#### [EXERCISE PROMPT]
Which lines hold the word "Write"? Show each of them.

#### [MATERIAL FOR THIS TASK]
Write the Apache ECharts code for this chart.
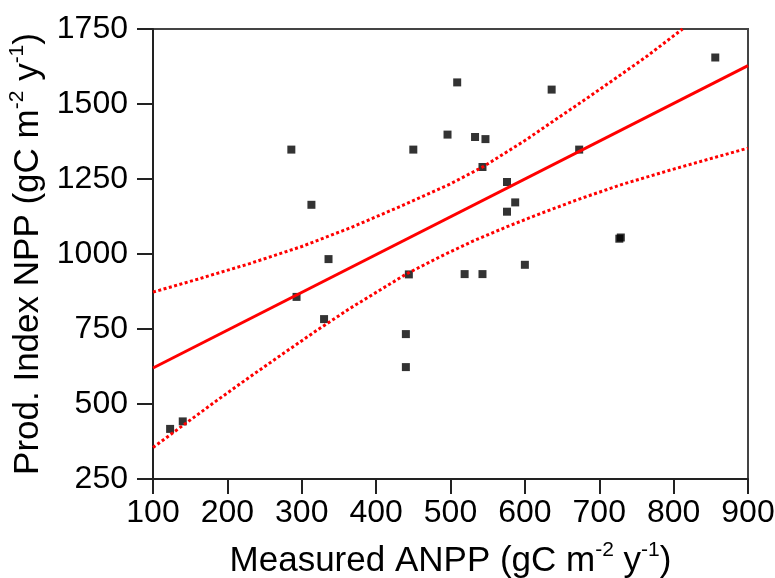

* * *

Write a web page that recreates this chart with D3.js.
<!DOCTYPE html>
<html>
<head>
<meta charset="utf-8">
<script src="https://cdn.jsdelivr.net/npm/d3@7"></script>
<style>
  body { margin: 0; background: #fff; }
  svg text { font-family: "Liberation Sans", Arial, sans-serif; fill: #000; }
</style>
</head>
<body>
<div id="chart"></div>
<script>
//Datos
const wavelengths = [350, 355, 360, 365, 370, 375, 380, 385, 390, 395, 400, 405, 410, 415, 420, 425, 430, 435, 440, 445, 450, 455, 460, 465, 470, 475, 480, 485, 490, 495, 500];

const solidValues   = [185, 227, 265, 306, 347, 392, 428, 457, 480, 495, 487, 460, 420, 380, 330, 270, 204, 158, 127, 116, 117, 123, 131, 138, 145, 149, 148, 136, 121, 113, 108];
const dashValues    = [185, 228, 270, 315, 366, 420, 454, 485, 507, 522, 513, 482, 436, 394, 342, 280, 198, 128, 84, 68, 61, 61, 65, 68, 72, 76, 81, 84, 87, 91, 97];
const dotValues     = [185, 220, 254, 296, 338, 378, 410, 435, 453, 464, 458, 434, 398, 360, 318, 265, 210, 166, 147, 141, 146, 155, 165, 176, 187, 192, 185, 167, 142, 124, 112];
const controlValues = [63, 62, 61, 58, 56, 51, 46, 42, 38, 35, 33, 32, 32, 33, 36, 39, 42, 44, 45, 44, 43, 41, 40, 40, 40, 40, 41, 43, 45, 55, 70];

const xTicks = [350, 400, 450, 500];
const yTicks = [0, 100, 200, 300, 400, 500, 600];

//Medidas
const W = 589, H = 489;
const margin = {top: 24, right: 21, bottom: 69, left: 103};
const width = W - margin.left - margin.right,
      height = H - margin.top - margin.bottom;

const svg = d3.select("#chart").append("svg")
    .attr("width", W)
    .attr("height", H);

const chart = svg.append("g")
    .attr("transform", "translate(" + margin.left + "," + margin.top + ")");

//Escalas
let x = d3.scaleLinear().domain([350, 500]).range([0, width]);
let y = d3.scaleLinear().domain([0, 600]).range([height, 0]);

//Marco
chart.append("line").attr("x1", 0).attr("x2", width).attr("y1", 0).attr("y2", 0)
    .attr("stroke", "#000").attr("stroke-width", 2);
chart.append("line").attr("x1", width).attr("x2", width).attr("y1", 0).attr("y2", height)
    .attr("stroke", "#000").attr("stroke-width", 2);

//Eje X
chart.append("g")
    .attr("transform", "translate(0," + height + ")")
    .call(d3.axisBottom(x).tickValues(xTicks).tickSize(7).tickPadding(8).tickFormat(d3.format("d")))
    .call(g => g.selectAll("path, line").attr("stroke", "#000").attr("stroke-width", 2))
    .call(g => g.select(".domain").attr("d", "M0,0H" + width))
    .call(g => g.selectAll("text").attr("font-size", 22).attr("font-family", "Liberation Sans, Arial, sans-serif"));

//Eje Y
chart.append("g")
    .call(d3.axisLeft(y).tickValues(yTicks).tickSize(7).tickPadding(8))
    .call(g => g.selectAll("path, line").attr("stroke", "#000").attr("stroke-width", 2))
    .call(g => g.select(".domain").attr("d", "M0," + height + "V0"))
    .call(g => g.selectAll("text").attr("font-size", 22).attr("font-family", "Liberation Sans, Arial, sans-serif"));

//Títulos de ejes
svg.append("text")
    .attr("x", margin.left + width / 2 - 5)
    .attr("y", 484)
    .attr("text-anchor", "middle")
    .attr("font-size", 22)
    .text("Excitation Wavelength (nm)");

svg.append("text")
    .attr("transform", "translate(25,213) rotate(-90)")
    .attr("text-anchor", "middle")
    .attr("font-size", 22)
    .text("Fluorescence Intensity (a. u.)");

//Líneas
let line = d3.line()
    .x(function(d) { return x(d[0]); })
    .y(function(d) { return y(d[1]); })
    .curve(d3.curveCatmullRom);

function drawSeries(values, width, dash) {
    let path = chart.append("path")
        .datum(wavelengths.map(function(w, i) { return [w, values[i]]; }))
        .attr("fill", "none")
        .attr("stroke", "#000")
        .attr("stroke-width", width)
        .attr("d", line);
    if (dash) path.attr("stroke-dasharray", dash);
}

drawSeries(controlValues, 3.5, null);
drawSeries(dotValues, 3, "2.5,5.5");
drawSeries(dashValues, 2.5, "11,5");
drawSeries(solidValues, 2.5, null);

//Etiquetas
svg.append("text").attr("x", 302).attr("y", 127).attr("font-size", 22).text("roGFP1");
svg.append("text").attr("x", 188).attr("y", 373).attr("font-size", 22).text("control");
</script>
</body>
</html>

* * *

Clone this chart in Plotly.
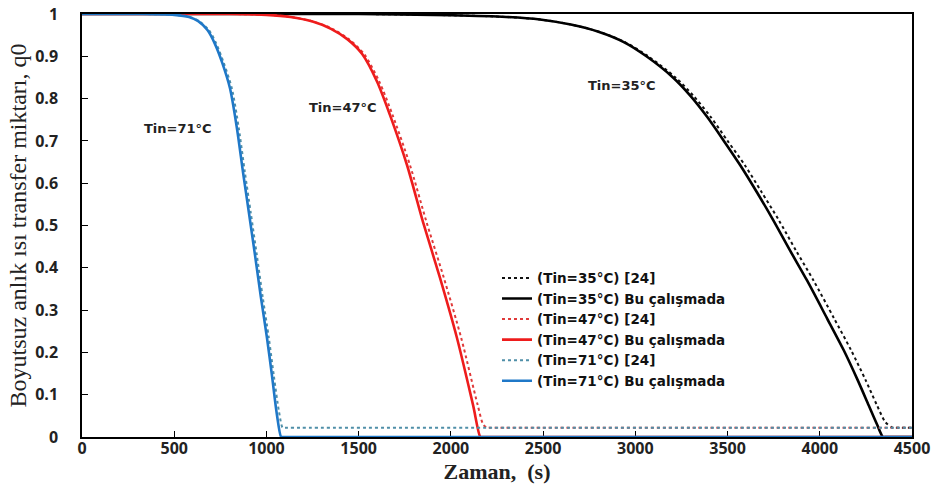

#### [RESULT OF THE EXERCISE]
Write the Apache ECharts code for this chart.
Write a web page that recreates this chart with D3.js.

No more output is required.